An easier approach to partial fractions decomposition

I always found partial fraction decomposition incredibly annoying and tedious. But it turns out there’s a much easier way to compute it. (I learned this a couple years ago from Chris Towse).

Suppose we want to find a partial fraction decomposition for $\frac{7x+2}{(x+2)^2 (x-1)}$. The normal method is to take your fraction and write it as a sum of real numbers over your polynomial denominators:

\[ \frac{7x+2}{(x+2)^2 (x-1)} = \frac{A}{x+2} + \frac{B}{(x+2)^2} + \frac{C}{(x-1)}. \]

(For this reason, my high school calculus teacher called this the “ABC method”). Then we clear denonminators:

\[ \begin{aligned} 7x+2 &= A(x+2)(x-1) + B(x-1) + C(x+2)^2 \\ &= A(x^2+x - 2) + B(x-1) + C(x^2 + 4x +4) \\ &=(A+C) x^2 + (A + B + 4C) x + (-2A-B +4C) \end{aligned} \]

and we get a system of linear equations:

\[ \begin{aligned} A+C & = 0 \\ A+B+4C & = 7 \\ 4C - 2A -B & = 2. \end{aligned} \]

This is a system of linear equations, so we can solve it by any of the usual methods, and we get $A = -1, B = 4, C = 1$, so

\[ \frac{7x+2}{(x+2)^2(x-1)} = \frac{-1}{x+2} + \frac{4}{(x+2)^2} + \frac{1}{(x-1)}. \]

And now we can integrate or do whatever else we needed to do with our fraction.

This process can get super tedious. In particular, solving the linear system at the end isn’t difficult but it is really annoying and easy to screw up if you do it by hand. (I used NumPy instead. Computer algebra systems are your friend).

It turns out there’s a much easier way to do this.
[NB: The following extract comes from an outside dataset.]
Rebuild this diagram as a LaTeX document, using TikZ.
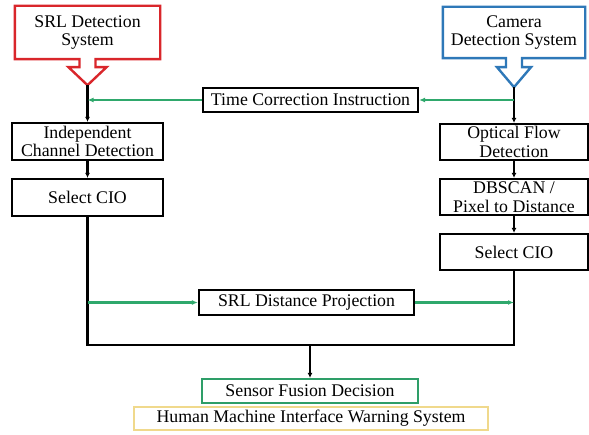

It’s motivated by complex analysis residue integrals, but you can do it without actually knowing any complex analysis.

Let’s go back to our equation from earlier:

\[ \frac{7x+2}{(x+2)^2 (x-1)} = \frac{A}{x+2} + \frac{B}{(x+2)^2} + \frac{C}{(x-1)}. \]

Instead of clearing all the denominators, let’s just clear one. If we multiply by $(x-1)$ on both sides, we get

\[ \frac{7x+2}{(x+2)^2} = \frac{A(x-1)}{x+2} + \frac{B(x-1)}{(x+2)^2} + C. \]

This doesn’t look much nicer at first, but look at what happens if we evaluate at $x=1$. The left hand side becomes $1$. On the right-hand side, the $A$ and $B$ terms go away completely, and we’re just left with $C$. So we immediately see that $C = 1$.

We can find $A$ and $B$ the same way, with a bit more care. Multiplying our equation by $x+2$ doesn’t help, because we’ll still have a factor of $x+2$ in the denominator. But if we multiply by $(x+2)^2$ we get

\[ \frac{7x+2}{x-1} = \frac{A (x+2)}{x-1} + B + \frac{C (x+2)^2}{x-1} \]

and evaluating at $x = -2$ gives $4 = B$. To get $A$, we need to do a little bit of work and subtract off the $B$ term:

\[ \begin{aligned} \frac{7x+2}{(x+2)^2 (x-1)} - \frac{4}{(x+2)^2} & = \frac{7x+2 - 4x + 4}{(x+2)^2 (x-1)} \\ &= \frac{3x+6}{(x+2)^2 (x-1)} \\ &= \frac{3}{(x+2)(x-1)} \end{aligned} \]

so

\[ \begin{aligned} \frac{3}{(x+2)(x-1)} & = \frac{A}{x+2} + \frac{C}{x-1} \\ \frac{3}{x-1} & = A + \frac{C(x+2)}{x-1} \\ -1 & = A. \end{aligned} \]

That might feel like it took longer, but that’s mostly because I actually worked through all the algebra with the new version. No NumPy here! I actually suspect the first way is more efficient if you’re doing a really big decomposition, because it paralellizes a bunch of stuff, and linear equation solvers are pretty efficient.

But for reasonable-sized problems I’d much rather do the second method, no question. And this makes me almost want to actually teach partial fraction decomposition next time I teach calc 2.